La gran tragedia de nuestros tiempos es que somos la sociedad que más recursos ha invertido en su seguridad pero que se siente más amenazada. Como una tragedia griega, entre más nos intentamos alejar del destino, más cerca se encuentra. Pareciera que los riesgos se multiplican al mismo tiempo que se construyen muros, se instalan cámaras o se contratan policías.
El Estado fue pensado como la instancia que aplicaba la mano dura, pero también que garantizaba derechos. Con la hegemonía del neoliberalismo se enfatizó ese primer rasgo en detrimento del segundo. Este hecho fue más marcado en los Estados que, como México, delegaron todas sus funciones al mercado. Los neoliberales convirtieron al Estado en una maquinaria de exclusión y de reclusión.
Desde la década de 1990, hemos experimentado una expansión sin precedentes de las tareas policiales, ahora se involucran en casi todos los aspectos de la vida social. Recordemos que la Guerra del Golfo se presentó como una modesta operación de seguridad; desde ese momento, Estados Unidos se erigió como policía del mundo, iniciando una etapa en la que se multiplicaron las violaciones a los derechos humanos.
Más que una militarización de la seguridad, vivimos un “policiamiento” de los ejércitos. Los defensores de las policías civiles parecen olvidar que desde su origen están íntimamente vinculados al estado de excepción, es decir, la suspensión de garantías y derechos “en nombre de la seguridad”.
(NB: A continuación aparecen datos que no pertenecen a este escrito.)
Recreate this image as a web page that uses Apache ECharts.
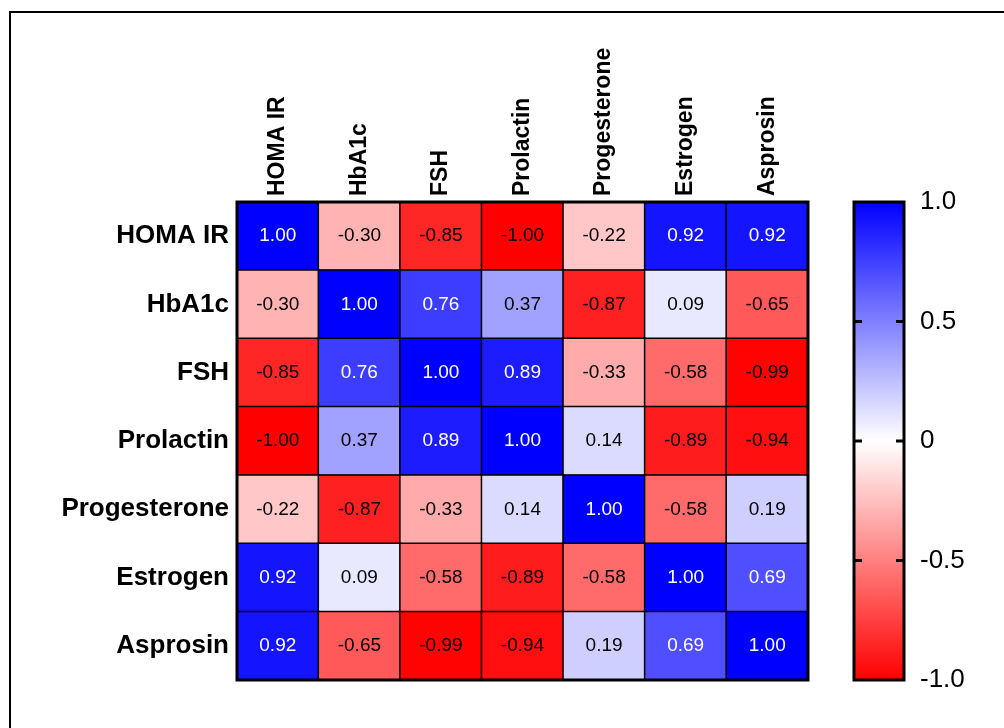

No olvidemos que durante la guerra contra el terrorismo los centros de detención “especiales” eran operados por la Agencia Central de Inteligencia (CIA, por sus siglas en inglés) estadounidense, una institución de naturaleza civil. Si se implementó tortura u otros tratos inhumanos no fue por iniciativa de los militares, sino por instrucciones directas de la CIA.
Otro referente que muestra el íntimo vínculo entre los cuerpos policiales y el estado de excepción es el régimen nazi: el exterminio de millones de personas fue operado por cuerpos policiales de carácter civil. Esta tarea fue pensada como una acción de seguridad interior necesaria para garantizar la integridad del Reich. Se suprimieron los derechos para ampliar la capacidad de acción de los cuerpos de seguridad.
La discusión sobre la Guardia Nacional se perdió en el falso debate entre lo civil o lo militar. El ejercicio estatal de la violencia siempre implica el enorme riesgo de violar los derechos fundamentales, sin importar que esta sea ejecutada por cuerpos civiles o militares.
Al igual que en los cuerpos civiles, con los militares también puede moderarse el uso excesivo de la fuerza. El mayor riesgo de la Ley de Seguridad propuesta por Felipe Calderón no era que convocara a los militares a participar en las tareas de seguridad, sino que suponía la supresión de las garantías individuales para ampliar la capacidad de acción de los cuerpos de seguridad. En otras palabras, Calderón quería legalizar un estado de excepción permanente, y eso era igual de grave aun si no se hubiera contemplado la participación del ejército.
Aún en campaña, Andrés Manuel López Obrador admitió que el problema más difícil de solucionar era la violencia. Esto se debe en buena medida a dos motivos. Por un lado, el modelo de policía de proximidad no es muy promisorio si se considera la capacidad de fuego del crimen organizado. Por otro, el nivel de infiltración de los cuerpos civiles los volvió inoperantes.
En temas de seguridad, no hay mejor inversión que apostar por prevenir el delito. Sin embargo, son acciones cuyos efectos no veremos a corto plazo, y las amenazas del presente no pueden eludirse. Por su gravedad, no podemos voltear la mirada ante delitos como la trata de personas. Sin duda se tendrá que hacer uso de la fuerza. Pero para evitar sufrir nuevamente el efecto de la bola de nieve, tal como sucedió en los sexenios anteriores, es necesario establecer controles efectivos para los cuerpos de seguridad. Lamentablemente, aún está pendiente esta discusión.